Tuesday, 20 April 2010

Human Rights, Humane Responsibilities

Letters from A Tory is upset at the latest apparent abuse of the Human Rights Act, this time that a convicted paedophile immigrant cannot be deported back to his native country because he has a wife and child here and deporting him would breach his human right to a family life. Diddums.

As I commented to LfaT, I have long argued that the Human Rights Act should be amended to insert one small but significant defence: that no claim may be entertained based on an alleged violation of human rights, where the alleged violation was a consequential result of the violation of a like human right by the claimant.

Or, in short, if you interfere in someone else’s right to a family life by grooming their underage daughter, then you may not prevent yourself from being sentenced for that crime by claiming that the sentence violates your own right to a family life.

In combination with a statutory code of rights for suspects & prisoners that sets a baseline level of treatment, that would strike a fair and civilised balance between the conflicting interests.


  1. This case seems completely absurd. If the right to a family life is violated by being deported, then it is also violated by being in prison. Therefore, if putting him in prison is acceptable, so is deporting him.

    Nevertheless, the problem with your claim about HRs P, is that human rights are meant to be inalienable. Therefore, I think what is needed is a clearer and more limited definition of the right in the first place. E.g. Fred's right to life is not violated by Bill killing Fred in self-defence, because the right to life is properly the right of the innocent to life.

    Provided rights are properly described in the first place, there is no conflict. The fact that our human rights legislation results in so many conflicting rights, merely shows how amateurish it is.

  2. I take your point re inalienability. That probably goes to the level at which we are setting the rights, though.

    There is, I agree, a basic set of rights which apply regardless of prior conduct. I would not agree that any sentence (however harsh) could be visited upon any offender, for example. But if we take this route, then the human rights available to us all are dictated by the lowest common denominator; all of us are restricted to only those human rights that can be offered to the most evil of offenders.

    That may be right. Arguably, human rights consist of only those core values, and the other rights are properly left to general law. But we seem keen to establish a higher level, a greater degree of civil conduct, with the absurd results that we see.

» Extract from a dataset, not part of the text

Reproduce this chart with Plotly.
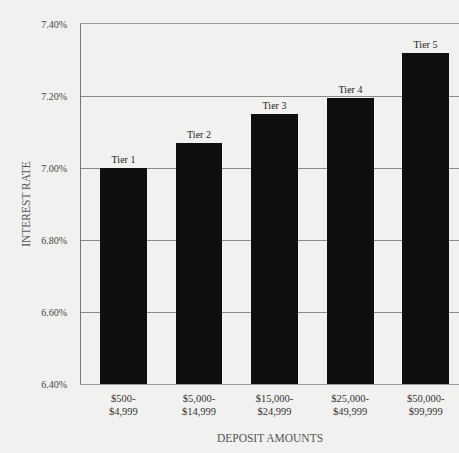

    This minimalist route also places on us the burden of foreseeing in advance all possible arguments and claims, and creating the perfect set of rights, immune to all lawyerly argument. That is quite a challenge.

    So, I still think my approach is right. Whichever level of rights we choose, it creates an automatic compensator that limits the ability of the criminal to hold our rights against us.

  3. I fully agree. I also feel that anyone sent to prison for a crime should be allowed very limited human rights, ie the right to a dry cell, sufficient food to keep them alive, and medical treatment to the average standard and waiting time in the NHS. Anything else should be a privilege and have to be earned

  4. I agree P. We need human rights which are properly grounded philosophically and are neither more nor less than can be justified on those terms. Other things should be based on positive law and must not contradict those rights.

    The problem is the usual one: our society has lost the philosophical categories to achieve this. Everything is reduced (as Charles Moore recently pointed out) to the state, the individual and commerce. In such a context, "human rights" lack foundation, and are at best simply irrational (as here), or at worst power bids, stacked up, by the politically powerful for the politically powerful against the politically powerless (cf. the Labour Government).

    Quite how you over come the philosophical problem while retaining dogmatic positivistic secularism is the question we ought to be addressing. We won't of course address that question, because the present ideology supports the politically powerful against the politically powerless.

  5. @Albert
    " because the right to life is properly the right of the innocent to life."

    Advocating the reintroduction of the death penalty?


  6. Well spotted Measured!

    I'm against the death penalty, as you would expect. However there are circumstances in which the death penalty might be justified, it's just that the Catholic Church* thinks those circumstances never (or hardly ever) occur in the developed world.

    So there is no absolute right to life, and examples where life may legitimately be taken include in a just war or sometimes in self-defence.

    *This is the view of the Papacy. There are Catholics in America who think differently of course.

  7. Oh dear... although predictable.

    Of course, the proper response is to close the CRB and the Sex Offender's Register and place all Court judgements and sentences on a publicly searchable database. Courts are public authorities and their decisions are publicly announced (other than in exceptional circumstances). If someone who was there on the day can hear the judgement, why should not someone who wishes to search at a later date?

    Then, if you don't want to be on the publicly available offender's register, it's easy to avoid. Just don't rape anyone.

  8. Oh, and just for the record I am absolutely and implacably opposed to the death penalty.

    For those who are wrongly convicted, my reasons will be obvious.

    For those who are rightly convicted of an offence serious enough to merit the death penalty, then I regard a swift and humane death as too easy an option. I would rather they spent the rest of their life contemplating their error.